Set task:
Repeat the span of the entries below that starts at the line with "What TikZ code" and ends at the line with "(cap2) at (980,318)", nothing more. Skip the pictures.

Input:
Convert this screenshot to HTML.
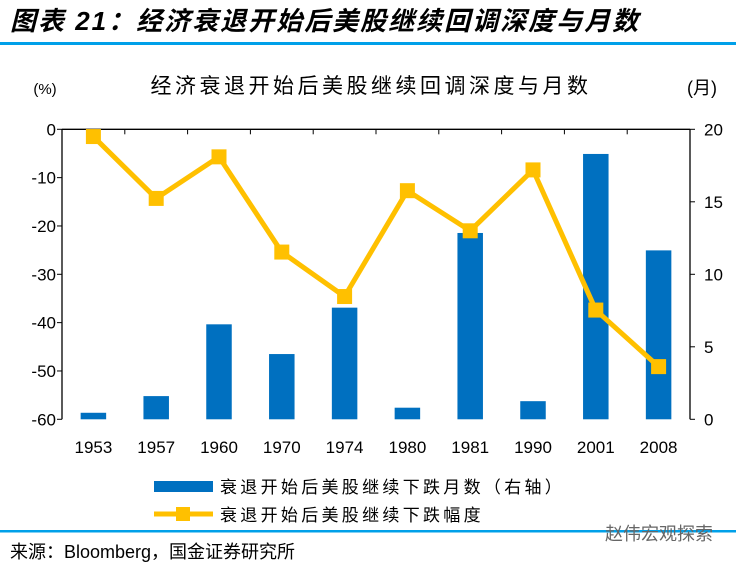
<!DOCTYPE html>
<html><head><meta charset="utf-8"><style>
body{margin:0;background:#fff;width:736px;height:566px;overflow:hidden;font-family:"Liberation Sans","Noto Sans CJK SC",sans-serif;}
</style></head><body>
<svg id="c" width="736" height="566" xmlns="http://www.w3.org/2000/svg">
<text x="10" y="30" font-size="26" font-style="italic" font-weight="bold" fill="#000" letter-spacing="2">图表 21：经济衰退开始后美股继续回调深度与月数</text>
<rect x="0" y="42" width="736" height="3" fill="#00a0e9"/>
<text x="371" y="93" font-size="21" text-anchor="middle" fill="#000" letter-spacing="3.5">经济衰退开始后美股继续回调深度与月数</text>
<text x="45" y="94" font-size="15" text-anchor="middle" fill="#000">(%)</text>
<text x="702" y="94" font-size="18" text-anchor="middle" fill="#000">(月)</text>
<g id="plot"></g>
<rect x="154" y="481" width="59" height="11" fill="#0070c0"/>
<text x="220" y="493" font-size="17" fill="#000" letter-spacing="3.3">衰退开始后美股继续下跌月数（右轴）</text>
<line x1="154" y1="514" x2="213" y2="514" stroke="#ffc000" stroke-width="5"/>
<rect x="176" y="507" width="14" height="14" fill="#ffc000"/>
<text x="220" y="521" font-size="17" fill="#000" letter-spacing="3.3">衰退开始后美股继续下跌幅度</text>
<rect x="0" y="530" width="736" height="2.5" fill="#00a0e9"/>
<text x="10" y="558" font-size="18" fill="#000">来源：Bloomberg，国金证券研究所</text>
<text x="605" y="540" font-size="18" fill="#666">赵伟宏观探索</text>
</svg>
<script>
const categories=["1953","1957","1960","1970","1974","1980","1981","1990","2001","2008"];
const months=[0.45,1.6,6.55,4.5,7.7,0.8,12.85,1.25,18.3,11.65];
const declines=[-1.5,-14.3,-5.7,-25.4,-34.6,-12.7,-21.0,-8.4,-37.4,-49.1];
const leftTicks=[0,-10,-20,-30,-40,-50,-60];
const rightTicks=[0,5,10,15,20];
const NS="http://www.w3.org/2000/svg";
const L=62,R=690,T=129.3,B=419.3;
const yL=v=>T+(0-v)/60*(B-T);
const yR=v=>B-v/20*(B-T);
const step=(R-L)/categories.length;
const xC=i=>L+step*(i+0.5);
const g=document.getElementById('plot');
function mk(t,a){const e=document.createElementNS(NS,t);for(const k in a)e.setAttribute(k,a[k]);g.appendChild(e);return e;}
months.forEach((m,i)=>{
 const e=mk('rect',{x:xC(i)-12.75,y:yR(m),width:25.5,height:B-yR(m),fill:'#0070c0'});
 
 
});
let a=mk('line',{x1:L,y1:T,x2:R,y2:T,stroke:'#000','stroke-width':1.3});

a=mk('line',{x1:L,y1:T,x2:L,y2:B,stroke:'#000','stroke-width':1.3});

a=mk('line',{x1:R,y1:T,x2:R,y2:B,stroke:'#000','stroke-width':1.3});

for(let i=0;i<=categories.length;i++){const x=L+step*i;const t=mk('line',{x1:x,y1:T,x2:x,y2:T+5,stroke:'#000'});
 }
leftTicks.forEach(v=>{const y=yL(v);
 const t=mk('line',{x1:L-5,y1:y,x2:L,y2:y,stroke:'#000'});
 
 const s=mk('text',{x:L-6,y:y+6,'font-size':17,'text-anchor':'end',fill:'#000'});s.textContent=v;
 });
rightTicks.forEach(v=>{const y=yR(v);
 const t=mk('line',{x1:R,y1:y,x2:R+5,y2:y,stroke:'#000'});
 
 const s=mk('text',{x:R+14,y:y+6,'font-size':17,fill:'#000'});s.textContent=v;
 });
categories.forEach((c,i)=>{const s=mk('text',{x:xC(i),y:453,'font-size':17,'text-anchor':'middle',fill:'#000'});s.textContent=c;
 });
const pl=mk('polyline',{points:declines.map((d,i)=>xC(i)+','+yL(d)).join(' '),fill:'none',stroke:'#ffc000','stroke-width':5,'stroke-linejoin':'round'});

declines.forEach((d,i)=>{const e=mk('rect',{x:xC(i)-7.5,y:yL(d)-7.5,width:15,height:15,fill:'#ffc000'});
 
 });
</script>
</body></html>
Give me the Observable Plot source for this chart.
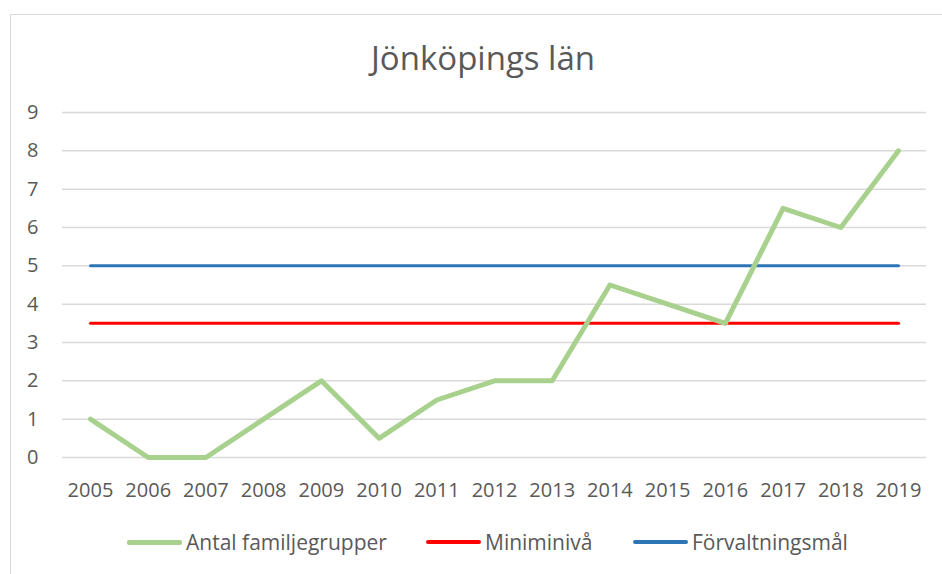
<!DOCTYPE html>
<html>
<head>
<meta charset="utf-8">
<script src="https://cdn.jsdelivr.net/npm/d3@7"></script>
<script src="https://cdn.jsdelivr.net/npm/@observablehq/plot@0.6"></script>
<style>
  html, body { margin: 0; padding: 0; background: #fff; }
  #wrap { position: relative; width: 942px; height: 574px; overflow: hidden; font-family: "Open Sans", sans-serif; color: #595959; }
  #frame { position: absolute; left: 10px; top: 14px; width: 960px; height: 600px; border: 1.5px solid #d9d9d9; box-sizing: border-box; }
  #title { position: absolute; left: 0; width: 966px; top: 37px; text-align: center; font-size: 33px; line-height: 42px; }
  #chart { position: absolute; left: 0; top: 80px; }
  .leg { position: absolute; top: 529px; display: flex; align-items: center; font-size: 21px; line-height: 26px; }
  .leg span.sw { display: inline-block; width: 55px; height: 4px; border-radius: 2px; margin-right: 4px; }
</style>
</head>
<body>
<div id="wrap">
  <div id="frame"></div>
  <div id="title">Jönköpings län</div>
  <div id="chart"></div>
  <div id="legend"></div>
</div>
<script>
const years = ["2005","2006","2007","2008","2009","2010","2011","2012","2013","2014","2015","2016","2017","2018","2019"];
const antal = [1, 0, 0, 1, 2, 0.5, 1.5, 2, 2, 4.5, 4, 3.5, 6.5, 6, 8];
const miniminiva = [3.5,3.5,3.5,3.5,3.5,3.5,3.5,3.5,3.5,3.5,3.5,3.5,3.5,3.5,3.5];
const forvaltningsmal = [5,5,5,5,5,5,5,5,5,5,5,5,5,5,5];
const yTicks = [0,1,2,3,4,5,6,7,8,9];
const seriesNames = ["Antal familjegrupper", "Miniminivå", "Förvaltningsmål"];
const seriesColors = ["#a9d18e", "#ff0000", "#2e75b6"];

const rows = (vals) => years.map((y, i) => ({year: y, value: vals[i]}));

const plot = Plot.plot({
  width: 942,
  height: 420,
  marginLeft: 62,
  marginRight: 16,
  marginTop: 32,
  marginBottom: 43,
  style: {fontFamily: "Open Sans, sans-serif", fontSize: "20px", color: "#595959", background: "transparent", overflow: "visible"},
  x: {type: "point", domain: years, padding: 0.485, round: false, label: null, tickSize: 0, tickPadding: 25},
  y: {domain: [0, 9], ticks: yTicks, label: null, tickSize: 0, tickPadding: 24},
  marks: [
    Plot.ruleY(yTicks, {stroke: "#d9d9d9", strokeWidth: 1.5}),
    Plot.line(rows(forvaltningsmal), {x: "year", y: "value", stroke: seriesColors[2], strokeWidth: 3, strokeLinecap: "round"}),
    Plot.line(rows(miniminiva), {x: "year", y: "value", stroke: seriesColors[1], strokeWidth: 3, strokeLinecap: "round"}),
    Plot.line(rows(antal), {x: "year", y: "value", stroke: seriesColors[0], strokeWidth: 5, strokeLinecap: "round", strokeLinejoin: "round"})
  ]
});
plot.querySelectorAll("[aria-label='x-axis tick label'] text, [aria-label='y-axis tick label'] text").forEach(t => t.setAttribute("fill", "#595959"));
document.getElementById("chart").appendChild(plot);

const legendX = [127, 426, 633];
const legend = document.getElementById("legend");
seriesNames.forEach((name, i) => {
  const d = document.createElement("div");
  d.className = "leg";
  d.style.left = legendX[i] + "px";
  const sw = document.createElement("span");
  sw.className = "sw";
  sw.style.background = seriesColors[i];
  if (i === 0) { sw.style.height = "5px"; }
  d.appendChild(sw);
  d.appendChild(document.createTextNode(name));
  legend.appendChild(d);
});
</script>
</body>
</html>
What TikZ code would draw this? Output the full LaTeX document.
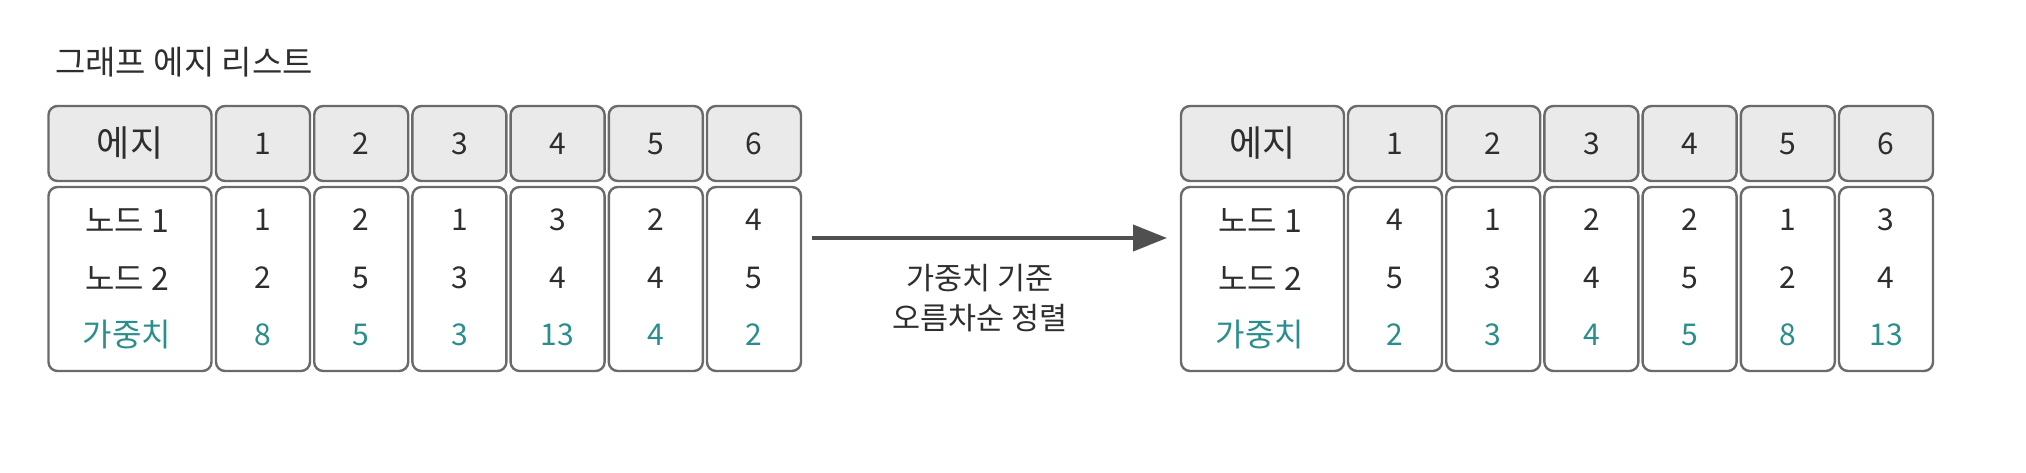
\documentclass[tikz,border=0pt]{standalone}
\usepackage{fontspec}
\setmainfont{Noto Sans CJK KR}
\usetikzlibrary{arrows.meta}
\definecolor{bordergray}{HTML}{6A6A6A}
\definecolor{headfill}{HTML}{EAEAEA}
\definecolor{tealtxt}{HTML}{2A8F8C}
\definecolor{txt}{HTML}{2E2E2E}
\definecolor{arrowgray}{HTML}{505050}
\begin{document}
\begin{tikzpicture}[x=1pt,y=-1pt,
  cell/.style={draw=bordergray, line width=2.4pt, rounded corners=9pt, inner sep=0pt},
  headcell/.style={cell, fill=headfill, minimum height=75pt},
  bodycell/.style={cell, fill=white, minimum height=184pt},
  labelcol/.style={minimum width=163pt},
  numcol/.style={minimum width=94pt},
  lbl/.style={font=\fontsize{30}{30}\selectfont, text=txt, inner sep=0pt},
  rowlbl/.style={lbl, font=\fontsize{32}{32}\selectfont},
  headlbl/.style={lbl, font=\fontsize{36}{36}\selectfont},
  wlbl/.style={lbl, text=tealtxt},
  wrowlbl/.style={rowlbl, text=tealtxt},
  titletext/.style={font=\fontsize{33}{33}\selectfont, text=txt, inner sep=0pt, anchor=west},
  arrowcap/.style={font=\fontsize{30.5}{30.5}\selectfont, text=txt, inner sep=0pt},
  conn/.style={draw=arrowgray, line width=4pt, -{Triangle[length=34pt,width=26pt]}}
]
\useasboundingbox[fill=white] (0,0) rectangle (2026,472);

\node[titletext] (ttl) at (55,62) {그래프 에지 리스트};

% ---------- left table ----------
\node[headcell, labelcol] (Lh0) at (130,143.5) {};
\node[bodycell, labelcol] (Lb0) at (130,279) {};
\node[headlbl] (Lh0t) at (Lh0.center) {에지};
\node[rowlbl] (Lr1) at (127,220) {노드 1};
\node[rowlbl] (Lr2) at (127,278) {노드 2};
\node[wrowlbl] (Lr3) at (127,335) {가중치};
\foreach \i/\a/\b/\w in {1/1/2/8, 2/2/5/5, 3/1/3/3, 4/3/4/13, 5/2/4/4, 6/4/5/2} {
  \pgfmathsetmacro{\cx}{216+47+98.2*(\i-1)}
  \node[headcell, numcol] (Lh\i) at (\cx,143.5) {};
  \node[lbl] (Lh\i t) at (Lh\i.center) {\i};
  \node[bodycell, numcol] (Lb\i) at (\cx,279) {};
  \node[lbl] (La\i) at (\cx,220) {\a};
  \node[lbl] (Lbb\i) at (\cx,278) {\b};
  \node[wlbl] (Lw\i) at (\cx,335) {\w};
}

% ---------- arrow ----------
\coordinate (arrS) at (812,238);
\coordinate (arrE) at (1167,238);
\draw[conn] (arrS) -- (arrE);
\node[arrowcap] (cap1) at (980,278) {가중치 기준};
\node[arrowcap] (cap2) at (980,318) {오름차순 정렬};

% ---------- right table ----------
\node[headcell, labelcol] (Rh0) at (1262.5,143.5) {};
\node[bodycell, labelcol] (Rb0) at (1262.5,279) {};
\node[headlbl] (Rh0t) at (Rh0.center) {에지};
\node[rowlbl] (Rr1) at (1260,220) {노드 1};
\node[rowlbl] (Rr2) at (1260,278) {노드 2};
\node[wrowlbl] (Rr3) at (1260,335) {가중치};
\foreach \i/\a/\b/\w in {1/4/5/2, 2/1/3/3, 3/2/4/4, 4/2/5/5, 5/1/2/8, 6/3/4/13} {
  \pgfmathsetmacro{\cx}{1348+47+98.2*(\i-1)}
  \node[headcell, numcol] (Rh\i) at (\cx,143.5) {};
  \node[lbl] (Rh\i t) at (Rh\i.center) {\i};
  \node[bodycell, numcol] (Rb\i) at (\cx,279) {};
  \node[lbl] (Ra\i) at (\cx,220) {\a};
  \node[lbl] (Rbb\i) at (\cx,278) {\b};
  \node[wlbl] (Rw\i) at (\cx,335) {\w};
}
\end{tikzpicture}
\end{document}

Response to the task:
What TikZ code would draw this? Output the full LaTeX document.
\documentclass[tikz,border=0pt]{standalone}
\usepackage{fontspec}
\setmainfont{Noto Sans CJK KR}
\usetikzlibrary{arrows.meta}
\definecolor{bordergray}{HTML}{6A6A6A}
\definecolor{headfill}{HTML}{EAEAEA}
\definecolor{tealtxt}{HTML}{2A8F8C}
\definecolor{txt}{HTML}{2E2E2E}
\definecolor{arrowgray}{HTML}{505050}
\begin{document}
\begin{tikzpicture}[x=1pt,y=-1pt,
  cell/.style={draw=bordergray, line width=2.4pt, rounded corners=9pt, inner sep=0pt},
  headcell/.style={cell, fill=headfill, minimum height=75pt},
  bodycell/.style={cell, fill=white, minimum height=184pt},
  labelcol/.style={minimum width=163pt},
  numcol/.style={minimum width=94pt},
  lbl/.style={font=\fontsize{30}{30}\selectfont, text=txt, inner sep=0pt},
  rowlbl/.style={lbl, font=\fontsize{32}{32}\selectfont},
  headlbl/.style={lbl, font=\fontsize{36}{36}\selectfont},
  wlbl/.style={lbl, text=tealtxt},
  wrowlbl/.style={rowlbl, text=tealtxt},
  titletext/.style={font=\fontsize{33}{33}\selectfont, text=txt, inner sep=0pt, anchor=west},
  arrowcap/.style={font=\fontsize{30.5}{30.5}\selectfont, text=txt, inner sep=0pt},
  conn/.style={draw=arrowgray, line width=4pt, -{Triangle[length=34pt,width=26pt]}}
]
\useasboundingbox[fill=white] (0,0) rectangle (2026,472);

\node[titletext] (ttl) at (55,62) {그래프 에지 리스트};

% ---------- left table ----------
\node[headcell, labelcol] (Lh0) at (130,143.5) {};
\node[bodycell, labelcol] (Lb0) at (130,279) {};
\node[headlbl] (Lh0t) at (Lh0.center) {에지};
\node[rowlbl] (Lr1) at (127,220) {노드 1};
\node[rowlbl] (Lr2) at (127,278) {노드 2};
\node[wrowlbl] (Lr3) at (127,335) {가중치};
\foreach \i/\a/\b/\w in {1/1/2/8, 2/2/5/5, 3/1/3/3, 4/3/4/13, 5/2/4/4, 6/4/5/2} {
  \pgfmathsetmacro{\cx}{216+47+98.2*(\i-1)}
  \node[headcell, numcol] (Lh\i) at (\cx,143.5) {};
  \node[lbl] (Lh\i t) at (Lh\i.center) {\i};
  \node[bodycell, numcol] (Lb\i) at (\cx,279) {};
  \node[lbl] (La\i) at (\cx,220) {\a};
  \node[lbl] (Lbb\i) at (\cx,278) {\b};
  \node[wlbl] (Lw\i) at (\cx,335) {\w};
}

% ---------- arrow ----------
\coordinate (arrS) at (812,238);
\coordinate (arrE) at (1167,238);
\draw[conn] (arrS) -- (arrE);
\node[arrowcap] (cap1) at (980,278) {가중치 기준};
\node[arrowcap] (cap2) at (980,318) {오름차순 정렬};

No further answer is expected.